== THE PROBLEM ==
Give back the full listing verbatim, apart from its images.

== COLLECTED MATERIAL ==
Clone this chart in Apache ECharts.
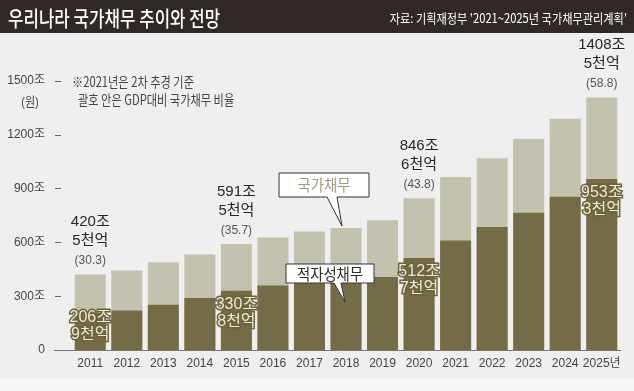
<!DOCTYPE html>
<html><head><meta charset="utf-8">
<script src="https://cdn.jsdelivr.net/npm/echarts@6/dist/echarts.min.js"></script>
<style>html,body{margin:0;padding:0;background:#efefef}#c{width:634px;height:391px}</style>
</head><body><div id="c"></div>
<script>
const years = ['2011','2012','2013','2014','2015','2016','2017','2018','2019','2020','2021','2022','2023','2024','2025년'];
const totalDebt = [420.5, 443.1, 489.8, 533.2, 591.5, 626.9, 660.2, 680.5, 723.2, 846.6, 965.3, 1069.0, 1177.0, 1290.0, 1408.5];
const deficitDebt = [206.9, 220.0, 253.0, 290.0, 330.8, 359.9, 374.8, 379.2, 407.6, 512.7, 611.0, 686.0, 766.0, 854.0, 953.3];
const totalLabels = ['420조\n5천억', null, null, null, '591조\n5천억', null, null, null, null, '846조\n6천억', null, null, null, null, '1408조\n5천억'];
const gdpRatio = ['30.3', null, null, null, '35.7', null, null, null, null, '43.8', null, null, null, null, '58.8'];
const deficitLabels = ['206조\n9천억', null, null, null, '330조\n8천억', null, null, null, null, '512조\n7천억', null, null, null, null, '953조\n3천억'];
const yTicks = [0, 300, 600, 900, 1200, 1500];

const FONT = '"Liberation Sans Narrow", "Liberation Sans", "Noto Sans CJK KR", sans-serif';
const LIGHT = '#c3c2ae';
const DARK = '#736c46';

const chart = echarts.init(document.getElementById('c'), null, {renderer: 'canvas'});

const totalData = totalDebt.map((v, i) => totalLabels[i] ? {
  value: v,
  label: {
    show: true, position: 'top', distance: 3,
    formatter: '{a|' + totalLabels[i].split('\n').join('}\n{a|') + '}\n{b|(' + gdpRatio[i] + ')}',
    rich: {
      a: {fontFamily: FONT, fontSize: 15, lineHeight: 19, color: '#262626'},
      b: {fontFamily: FONT, fontSize: 12, lineHeight: 21, color: '#555'}
    }
  }
} : v);

const deficitData = deficitDebt.map((v, i) => deficitLabels[i] ? {
  value: v,
  label: {
    show: true, position: 'insideTop', distance: i === 0 ? -4 : 5,
    formatter: deficitLabels[i],
    fontFamily: FONT, fontSize: 16, lineHeight: 17, color: '#efe9d2',
    textBorderColor: '#6a633d', textBorderWidth: 3
  }
} : v);

const option = {
  backgroundColor: '#efefef',
  animation: false,
  grid: {left: 72, right: 14, top: 81, bottom: 41},
  xAxis: {
    type: 'category', data: years,
    axisLine: {show: false}, axisTick: {show: false},
    axisLabel: {color: '#444', fontSize: 12, fontFamily: FONT, margin: 8, interval: 0}
  },
  yAxis: {
    type: 'value', min: yTicks[0], max: yTicks[yTicks.length - 1], interval: 300,
    offset: 11,
    axisLine: {show: false},
    axisTick: {show: true, length: 6, lineStyle: {color: '#666'}},
    splitLine: {show: false},
    axisLabel: {color: '#444', fontSize: 12, fontFamily: FONT, margin: 16,
      formatter: v => v === 0 ? '0' : v + '조'}
  },
  series: [
    {type: 'bar', name: '국가채무', data: totalData, barWidth: 31, barGap: '-100%', itemStyle: {color: LIGHT}, z: 2},
    {type: 'bar', name: '적자성채무', data: deficitData, barWidth: 31, itemStyle: {color: DARK}, z: 3}
  ],
  graphic: [
    {type: 'rect', shape: {x: 0, y: 0, width: 634, height: 33}, style: {fill: '#2f2826'}, z: 10},
    {type: 'rect', shape: {x: 0, y: 379, width: 634, height: 12}, style: {fill: '#f7f7f7'}, z: 0},
    {type: 'text', x: 8, y: 18, scaleX: 0.8, z: 11,
      style: {text: '우리나라 국가채무 추이와 전망', font: '500 21px "Noto Sans CJK KR"', fill: '#fff', textVerticalAlign: 'middle'}},
    {type: 'text', x: 627, y: 18, scaleX: 0.86, z: 11,
      style: {text: "자료: 기획재정부 '2021~2025년 국가채무관리계획'", font: '13px "Noto Sans CJK KR"', fill: '#fff', textAlign: 'right', textVerticalAlign: 'middle'}},
    {type: 'text', x: 30, y: 102, scaleX: 0.85, z: 11,
      style: {text: '(원)', font: '13px ' + FONT, fill: '#444', textAlign: 'center', textVerticalAlign: 'middle'}},
    {type: 'text', x: 72, y: 82, scaleX: 0.8, z: 11,
      style: {text: '※2021년은 2차 추경 기준', font: '14px "Noto Sans CJK KR"', fill: '#444', textVerticalAlign: 'middle'}},
    {type: 'text', x: 78, y: 100, scaleX: 0.8, z: 11,
      style: {text: '괄호 안은 GDP대비 국가채무 비율', font: '14px "Noto Sans CJK KR"', fill: '#444', textVerticalAlign: 'middle'}},
    {type: 'line', shape: {x1: 54, y1: 350.5, x2: 621, y2: 350.5}, style: {stroke: '#777', lineWidth: 1}, z: 5},
    {type: 'polygon', z: 20,
      shape: {points: [[279,173],[369,173],[369,197],[337,197],[342,226],[327,197],[279,197]]},
      style: {fill: '#fff', stroke: '#333', lineWidth: 1}},
    {type: 'text', x: 324, y: 185, scaleX: 0.9, z: 21,
      style: {text: '국가채무', font: '16px "Noto Sans CJK KR"', fill: '#a29c7b', textAlign: 'center', textVerticalAlign: 'middle'}},
    {type: 'polygon', z: 20,
      shape: {points: [[286,264],[374,264],[374,283],[341,283],[345,302],[334,283],[286,283]]},
      style: {fill: '#fff', stroke: '#333', lineWidth: 1}},
    {type: 'text', x: 330, y: 273.5, scaleX: 0.9, z: 21,
      style: {text: '적자성채무', font: '16px "Noto Sans CJK KR"', fill: '#2a2a2a', textAlign: 'center', textVerticalAlign: 'middle'}}
  ]
};
chart.setOption(option);
</script></body></html>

== OUTPUT OF THE TASK ==
Clone this chart in Apache ECharts.
<!DOCTYPE html>
<html><head><meta charset="utf-8">
<script src="https://cdn.jsdelivr.net/npm/echarts@6/dist/echarts.min.js"></script>
<style>html,body{margin:0;padding:0;background:#efefef}#c{width:634px;height:391px}</style>
</head><body><div id="c"></div>
<script>
const years = ['2011','2012','2013','2014','2015','2016','2017','2018','2019','2020','2021','2022','2023','2024','2025년'];
const totalDebt = [420.5, 443.1, 489.8, 533.2, 591.5, 626.9, 660.2, 680.5, 723.2, 846.6, 965.3, 1069.0, 1177.0, 1290.0, 1408.5];
const deficitDebt = [206.9, 220.0, 253.0, 290.0, 330.8, 359.9, 374.8, 379.2, 407.6, 512.7, 611.0, 686.0, 766.0, 854.0, 953.3];
const totalLabels = ['420조\n5천억', null, null, null, '591조\n5천억', null, null, null, null, '846조\n6천억', null, null, null, null, '1408조\n5천억'];
const gdpRatio = ['30.3', null, null, null, '35.7', null, null, null, null, '43.8', null, null, null, null, '58.8'];
const deficitLabels = ['206조\n9천억', null, null, null, '330조\n8천억', null, null, null, null, '512조\n7천억', null, null, null, null, '953조\n3천억'];
const yTicks = [0, 300, 600, 900, 1200, 1500];

const FONT = '"Liberation Sans Narrow", "Liberation Sans", "Noto Sans CJK KR", sans-serif';
const LIGHT = '#c3c2ae';
const DARK = '#736c46';

const chart = echarts.init(document.getElementById('c'), null, {renderer: 'canvas'});

const totalData = totalDebt.map((v, i) => totalLabels[i] ? {
  value: v,
  label: {
    show: true, position: 'top', distance: 3,
    formatter: '{a|' + totalLabels[i].split('\n').join('}\n{a|') + '}\n{b|(' + gdpRatio[i] + ')}',
    rich: {
      a: {fontFamily: FONT, fontSize: 15, lineHeight: 19, color: '#262626'},
      b: {fontFamily: FONT, fontSize: 12, lineHeight: 21, color: '#555'}
    }
  }
} : v);

const deficitData = deficitDebt.map((v, i) => deficitLabels[i] ? {
  value: v,
  label: {
    show: true, position: 'insideTop', distance: i === 0 ? -4 : 5,
    formatter: deficitLabels[i],
    fontFamily: FONT, fontSize: 16, lineHeight: 17, color: '#efe9d2',
    textBorderColor: '#6a633d', textBorderWidth: 3
  }
} : v);

const option = {
  backgroundColor: '#efefef',
  animation: false,
  grid: {left: 72, right: 14, top: 81, bottom: 41},
  xAxis: {
    type: 'category', data: years,
    axisLine: {show: false}, axisTick: {show: false},
    axisLabel: {color: '#444', fontSize: 12, fontFamily: FONT, margin: 8, interval: 0}
  },
  yAxis: {
    type: 'value', min: yTicks[0], max: yTicks[yTicks.length - 1], interval: 300,
    offset: 11,
    axisLine: {show: false},
    axisTick: {show: true, length: 6, lineStyle: {color: '#666'}},
    splitLine: {show: false},
    axisLabel: {color: '#444', fontSize: 12, fontFamily: FONT, margin: 16,
      formatter: v => v === 0 ? '0' : v + '조'}
  },
  series: [
    {type: 'bar', name: '국가채무', data: totalData, barWidth: 31, barGap: '-100%', itemStyle: {color: LIGHT}, z: 2},
    {type: 'bar', name: '적자성채무', data: deficitData, barWidth: 31, itemStyle: {color: DARK}, z: 3}
  ],
  graphic: [
    {type: 'rect', shape: {x: 0, y: 0, width: 634, height: 33}, style: {fill: '#2f2826'}, z: 10},
    {type: 'rect', shape: {x: 0, y: 379, width: 634, height: 12}, style: {fill: '#f7f7f7'}, z: 0},
    {type: 'text', x: 8, y: 18, scaleX: 0.8, z: 11,
      style: {text: '우리나라 국가채무 추이와 전망', font: '500 21px "Noto Sans CJK KR"', fill: '#fff', textVerticalAlign: 'middle'}},
    {type: 'text', x: 627, y: 18, scaleX: 0.86, z: 11,
      style: {text: "자료: 기획재정부 '2021~2025년 국가채무관리계획'", font: '13px "Noto Sans CJK KR"', fill: '#fff', textAlign: 'right', textVerticalAlign: 'middle'}},
    {type: 'text', x: 30, y: 102, scaleX: 0.85, z: 11,
      style: {text: '(원)', font: '13px ' + FONT, fill: '#444', textAlign: 'center', textVerticalAlign: 'middle'}},
    {type: 'text', x: 72, y: 82, scaleX: 0.8, z: 11,
      style: {text: '※2021년은 2차 추경 기준', font: '14px "Noto Sans CJK KR"', fill: '#444', textVerticalAlign: 'middle'}},
    {type: 'text', x: 78, y: 100, scaleX: 0.8, z: 11,
      style: {text: '괄호 안은 GDP대비 국가채무 비율', font: '14px "Noto Sans CJK KR"', fill: '#444', textVerticalAlign: 'middle'}},
    {type: 'line', shape: {x1: 54, y1: 350.5, x2: 621, y2: 350.5}, style: {stroke: '#777', lineWidth: 1}, z: 5},
    {type: 'polygon', z: 20,
      shape: {points: [[279,173],[369,173],[369,197],[337,197],[342,226],[327,197],[279,197]]},
      style: {fill: '#fff', stroke: '#333', lineWidth: 1}},
    {type: 'text', x: 324, y: 185, scaleX: 0.9, z: 21,
      style: {text: '국가채무', font: '16px "Noto Sans CJK KR"', fill: '#a29c7b', textAlign: 'center', textVerticalAlign: 'middle'}},
    {type: 'polygon', z: 20,
      shape: {points: [[286,264],[374,264],[374,283],[341,283],[345,302],[334,283],[286,283]]},
      style: {fill: '#fff', stroke: '#333', lineWidth: 1}},
    {type: 'text', x: 330, y: 273.5, scaleX: 0.9, z: 21,
      style: {text: '적자성채무', font: '16px "Noto Sans CJK KR"', fill: '#2a2a2a', textAlign: 'center', textVerticalAlign: 'middle'}}
  ]
};
chart.setOption(option);
</script></body></html>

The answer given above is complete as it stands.